当社グループは、ハラスメントを含めたコンプライアンスアンケートを毎年実施し、内部通報制度(KIITE、KOTAETE)の運用や、上司・部下の1on1ミーティングを定期的に実施する等して実態把握に努めるとともに、社内研修を実施して社員への徹底を図っています。

 

 

12. 労働安全衛生に関するリスク

リスクの概要

 当社グループは、国内外の法令・規則に則って労働環境を整備して業務を行っています。しかしながら、万が一、重大な違反が生じた場合には、罰則・損害賠償・訴訟問題・信用の低下・風評による損失・人材の流出等の悪影響が生じ、当社グループの経営成績及び財政状態に影響を及ぼす可能性があります。

リスクへの対応策

 当社グループは、各種マニュアル整備による業務効率化、人員の確保・適正配置による業務量の分散で長時間労働にならないよう対応しています。また、上司・部下の1on1ミーティングを定期的に実施する等してコミュニケーションを取り、過重労働解消のため労働時間や業務負荷に対するチェックをしています。

 

 

配当政策

 

3 【配当政策】

当社は、株主への利益還元を重要な経営課題の一つと位置づけており、継続的・安定的な利益還元と経営・財務の安定性確保の観点から、親会社株主に帰属する当期純利益の水準に応じた業績連動型配当を実施し、中間配当と期末配当の年2回の剰余金の配当を行うことを基本方針としております。

当社の配当の決定機関につきましては、会社法第459条第1項の規定に基づき、法令に別段の定めのある場合を除き、株主総会の決議によらず取締役会の決議によることとしております。また、配当額につきましては、事業発展のための投資資金の確保に留意しつつ、経営環境等を総合的に勘案し、親会社株主に帰属する当期純利益に対する連結配当性向30%(年間)かつ株主資本配当率(DOE)3.5%以上を満たす額としております。

この方針のもと、2025年3月期通期連結業績を踏まえ検討した結果、当期の期末配当金は、2025年4月28日に公表しましたとおり、従来予想の1株当たり61円から20円増配し、1株当たり81円としました。
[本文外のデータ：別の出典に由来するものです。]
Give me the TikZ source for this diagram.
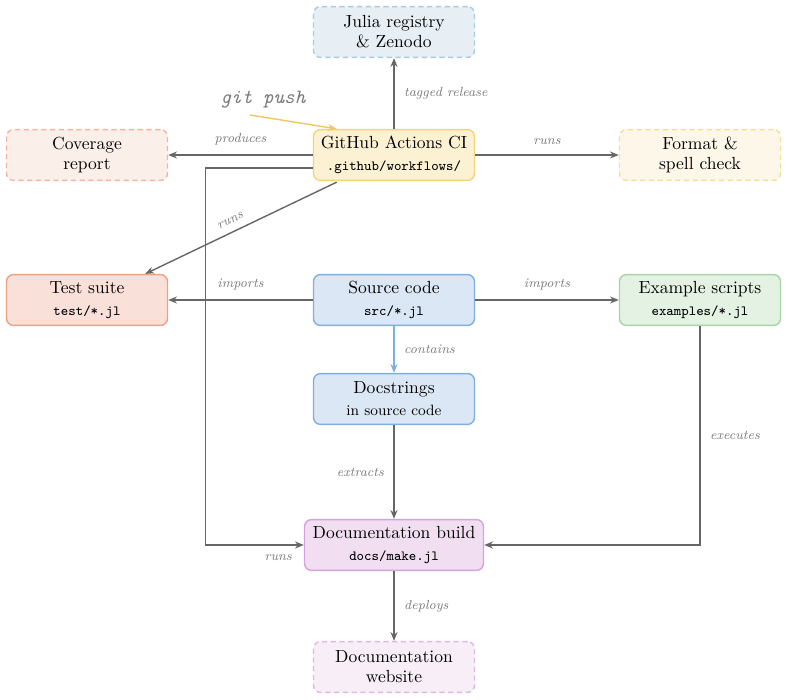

これにより、中間配当金1株当たり61円と合わせ、当期の年間配当金は1株当たり142円となりました。

次期の配当金につきましては、株主への利益還元重視の観点から増配を維持することとし、当期の年間配当金より2円増配の1株当たり年間配当金144円(中間配当金72円、期末配当金72円)の配当予想としております。

 

(注)当事業年度に係る剰余金の配当は、以下のとおりであります。

決議年月日

配当金の総額(百万円)

1株当たり配当額(円)

2024年10月29日

取締役会決議

1,511

61.00

2025年4月28日

取締役会決議

2,007

81.00

 

(注)1.2024年10月29日開催の取締役会の決議による普通株式の配当金の総額1,511百万円については、株式給付信託(BBT-RS)に関して信託が保有する当社株式に係る配当金百万円が含まれております。

2.2025年4月28日開催の取締役会の決議による普通株式の配当金の総額2,007百万円については、株式給付信託(BBT-RS)に関して信託が保有する当社株式に係る配当金10百万円が含まれております。